記事ページ 発行: 2008年08月15日

山之内 秀一郎 : なぜ起こる鉄道事故 (朝日文庫, 2005) p.305.

>事故は体系的、戦略的に対策を打てば減るのである。

私は、山之内氏の意図とは反するが、「体系的」という言葉のみを取り出すことにより、別の考えをもった。

  下層構成員のボトムアップ思考により、事故を減少する

である。

下層構成員が眼前の事故原因ではなく、事故原因の上位階層にある問題を見つけ、対処する *1。

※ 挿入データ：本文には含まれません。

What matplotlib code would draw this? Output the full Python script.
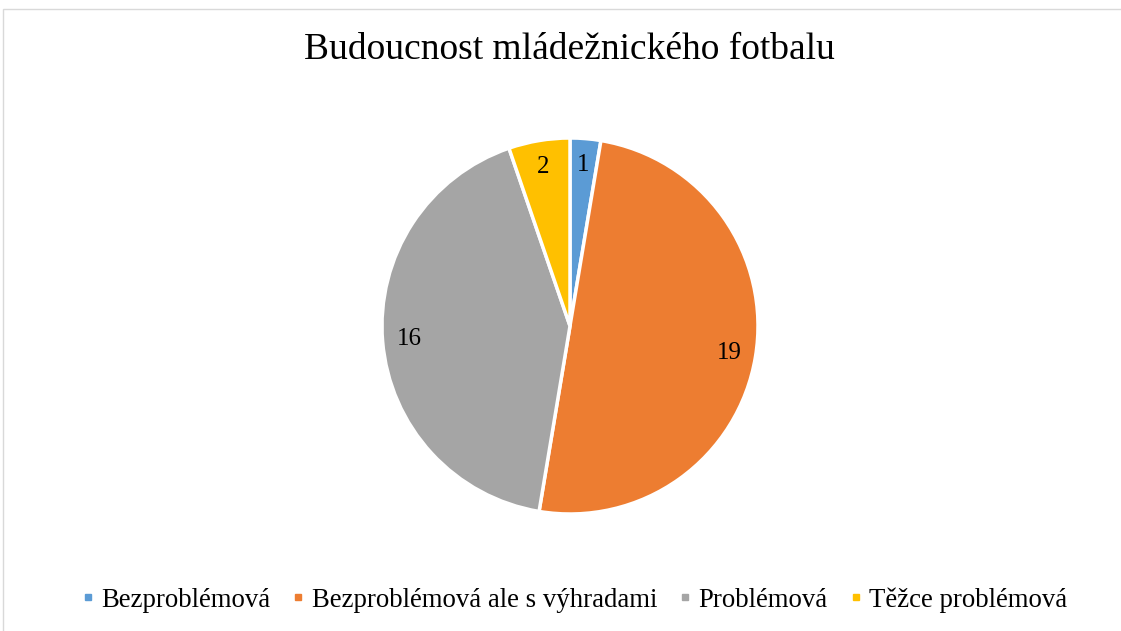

なぜを n 回繰り返し(n=5, 6)、事故原因の上位階層にある問題を見つける。

その問題に対処する。

すると、同時に複数の問題(:事故)を解決できる。
*1 :
畑村 洋太郎 : 畑村式「わかる」技術 (講談社現代新書, 2005) p.126.

>あなたが課題設定でいちばんに目指すべきは、目の前の問題をすぐに課題にすることではなく、上位にある大きな問題を課題だと設定することです。